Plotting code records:
-*-
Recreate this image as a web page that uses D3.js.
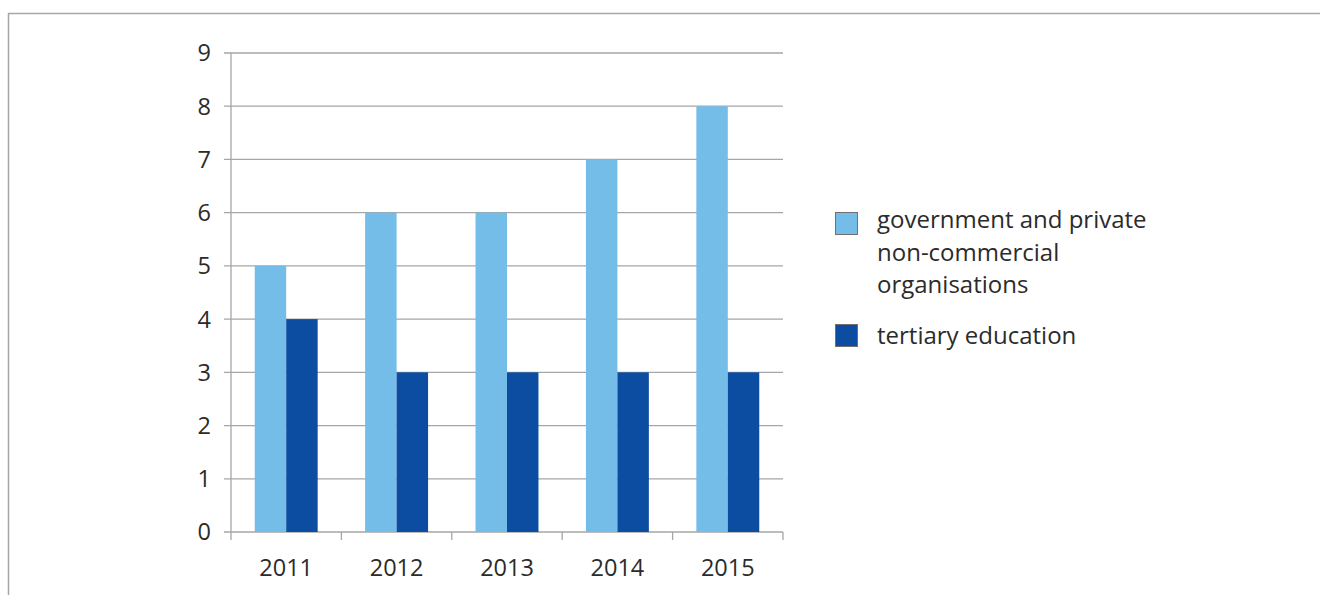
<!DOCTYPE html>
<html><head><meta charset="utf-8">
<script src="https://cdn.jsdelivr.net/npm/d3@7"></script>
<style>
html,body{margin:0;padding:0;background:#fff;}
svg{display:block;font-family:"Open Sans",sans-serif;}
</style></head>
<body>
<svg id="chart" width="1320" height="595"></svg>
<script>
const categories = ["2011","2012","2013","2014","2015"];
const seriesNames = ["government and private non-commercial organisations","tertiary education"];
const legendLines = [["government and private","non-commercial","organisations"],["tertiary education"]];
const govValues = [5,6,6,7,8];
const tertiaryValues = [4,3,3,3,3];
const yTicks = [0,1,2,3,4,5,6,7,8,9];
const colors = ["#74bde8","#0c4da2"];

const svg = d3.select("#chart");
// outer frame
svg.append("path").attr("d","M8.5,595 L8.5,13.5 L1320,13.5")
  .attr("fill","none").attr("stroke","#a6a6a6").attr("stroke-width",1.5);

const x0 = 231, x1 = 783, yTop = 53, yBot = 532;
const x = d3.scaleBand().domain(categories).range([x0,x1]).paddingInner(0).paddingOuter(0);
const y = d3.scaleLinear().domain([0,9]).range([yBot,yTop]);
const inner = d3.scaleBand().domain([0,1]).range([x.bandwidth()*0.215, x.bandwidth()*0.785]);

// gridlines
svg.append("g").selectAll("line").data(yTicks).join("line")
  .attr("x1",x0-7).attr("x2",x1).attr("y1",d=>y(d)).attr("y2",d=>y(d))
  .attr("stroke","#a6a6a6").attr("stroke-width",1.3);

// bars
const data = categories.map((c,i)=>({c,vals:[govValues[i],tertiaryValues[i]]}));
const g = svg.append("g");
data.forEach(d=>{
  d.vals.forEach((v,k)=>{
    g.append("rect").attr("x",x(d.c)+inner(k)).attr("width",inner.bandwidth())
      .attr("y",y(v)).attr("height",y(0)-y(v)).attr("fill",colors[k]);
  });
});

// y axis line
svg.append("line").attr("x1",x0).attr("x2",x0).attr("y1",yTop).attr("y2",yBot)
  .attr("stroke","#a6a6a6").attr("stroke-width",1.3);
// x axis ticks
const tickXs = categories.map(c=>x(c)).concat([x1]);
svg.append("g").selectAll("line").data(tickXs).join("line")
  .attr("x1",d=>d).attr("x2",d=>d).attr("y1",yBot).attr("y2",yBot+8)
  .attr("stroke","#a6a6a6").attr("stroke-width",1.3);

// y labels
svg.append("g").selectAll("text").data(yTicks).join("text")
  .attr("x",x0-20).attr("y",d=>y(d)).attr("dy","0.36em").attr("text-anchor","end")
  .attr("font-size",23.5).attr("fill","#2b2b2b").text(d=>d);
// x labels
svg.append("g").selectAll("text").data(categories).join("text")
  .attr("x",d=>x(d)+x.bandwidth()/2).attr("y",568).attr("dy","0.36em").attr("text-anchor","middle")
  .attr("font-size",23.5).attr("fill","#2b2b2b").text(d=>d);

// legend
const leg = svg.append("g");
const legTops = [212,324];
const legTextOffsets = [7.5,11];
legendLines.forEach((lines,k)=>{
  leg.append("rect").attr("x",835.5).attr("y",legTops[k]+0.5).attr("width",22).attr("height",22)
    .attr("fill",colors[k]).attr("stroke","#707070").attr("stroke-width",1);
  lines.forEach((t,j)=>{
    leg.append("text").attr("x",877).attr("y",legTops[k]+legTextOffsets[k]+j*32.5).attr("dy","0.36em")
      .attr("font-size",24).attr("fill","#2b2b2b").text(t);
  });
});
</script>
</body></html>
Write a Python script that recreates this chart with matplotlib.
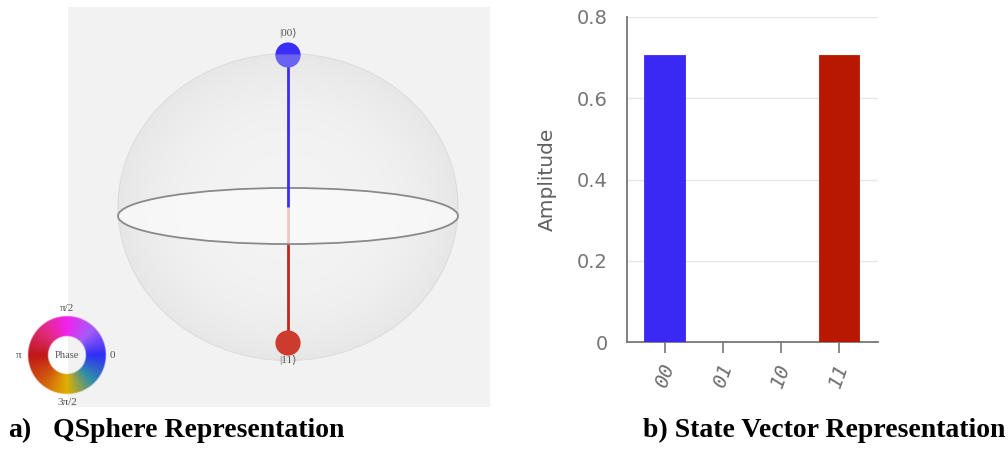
-*-
• SET TASK:
Reproduce the records, all of them, word for word; omit the pictures.

• EXPECTED OUTPUT:
Recreate this image as a web page that uses D3.js.
<!DOCTYPE html>
<html><head><meta charset="utf-8">
<script src="https://cdn.jsdelivr.net/npm/d3@7"></script>
<style>
html,body{margin:0;padding:0;background:#fff;}
svg{display:block;font-family:"Open Sans",sans-serif;}
</style></head>
<body>
<svg id="chart" width="1320" height="595"></svg>
<script>
const categories = ["2011","2012","2013","2014","2015"];
const seriesNames = ["government and private non-commercial organisations","tertiary education"];
const legendLines = [["government and private","non-commercial","organisations"],["tertiary education"]];
const govValues = [5,6,6,7,8];
const tertiaryValues = [4,3,3,3,3];
const yTicks = [0,1,2,3,4,5,6,7,8,9];
const colors = ["#74bde8","#0c4da2"];

const svg = d3.select("#chart");
// outer frame
svg.append("path").attr("d","M8.5,595 L8.5,13.5 L1320,13.5")
  .attr("fill","none").attr("stroke","#a6a6a6").attr("stroke-width",1.5);

const x0 = 231, x1 = 783, yTop = 53, yBot = 532;
const x = d3.scaleBand().domain(categories).range([x0,x1]).paddingInner(0).paddingOuter(0);
const y = d3.scaleLinear().domain([0,9]).range([yBot,yTop]);
const inner = d3.scaleBand().domain([0,1]).range([x.bandwidth()*0.215, x.bandwidth()*0.785]);

// gridlines
svg.append("g").selectAll("line").data(yTicks).join("line")
  .attr("x1",x0-7).attr("x2",x1).attr("y1",d=>y(d)).attr("y2",d=>y(d))
  .attr("stroke","#a6a6a6").attr("stroke-width",1.3);

// bars
const data = categories.map((c,i)=>({c,vals:[govValues[i],tertiaryValues[i]]}));
const g = svg.append("g");
data.forEach(d=>{
  d.vals.forEach((v,k)=>{
    g.append("rect").attr("x",x(d.c)+inner(k)).attr("width",inner.bandwidth())
      .attr("y",y(v)).attr("height",y(0)-y(v)).attr("fill",colors[k]);
  });
});

// y axis line
svg.append("line").attr("x1",x0).attr("x2",x0).attr("y1",yTop).attr("y2",yBot)
  .attr("stroke","#a6a6a6").attr("stroke-width",1.3);
// x axis ticks
const tickXs = categories.map(c=>x(c)).concat([x1]);
svg.append("g").selectAll("line").data(tickXs).join("line")
  .attr("x1",d=>d).attr("x2",d=>d).attr("y1",yBot).attr("y2",yBot+8)
  .attr("stroke","#a6a6a6").attr("stroke-width",1.3);

// y labels
svg.append("g").selectAll("text").data(yTicks).join("text")
  .attr("x",x0-20).attr("y",d=>y(d)).attr("dy","0.36em").attr("text-anchor","end")
  .attr("font-size",23.5).attr("fill","#2b2b2b").text(d=>d);
// x labels
svg.append("g").selectAll("text").data(categories).join("text")
  .attr("x",d=>x(d)+x.bandwidth()/2).attr("y",568).attr("dy","0.36em").attr("text-anchor","middle")
  .attr("font-size",23.5).attr("fill","#2b2b2b").text(d=>d);

// legend
const leg = svg.append("g");
const legTops = [212,324];
const legTextOffsets = [7.5,11];
legendLines.forEach((lines,k)=>{
  leg.append("rect").attr("x",835.5).attr("y",legTops[k]+0.5).attr("width",22).attr("height",22)
    .attr("fill",colors[k]).attr("stroke","#707070").attr("stroke-width",1);
  lines.forEach((t,j)=>{
    leg.append("text").attr("x",877).attr("y",legTops[k]+legTextOffsets[k]+j*32.5).attr("dy","0.36em")
      .attr("font-size",24).attr("fill","#2b2b2b").text(t);
  });
});
</script>
</body></html>
Write a Python script that recreates this chart with matplotlib.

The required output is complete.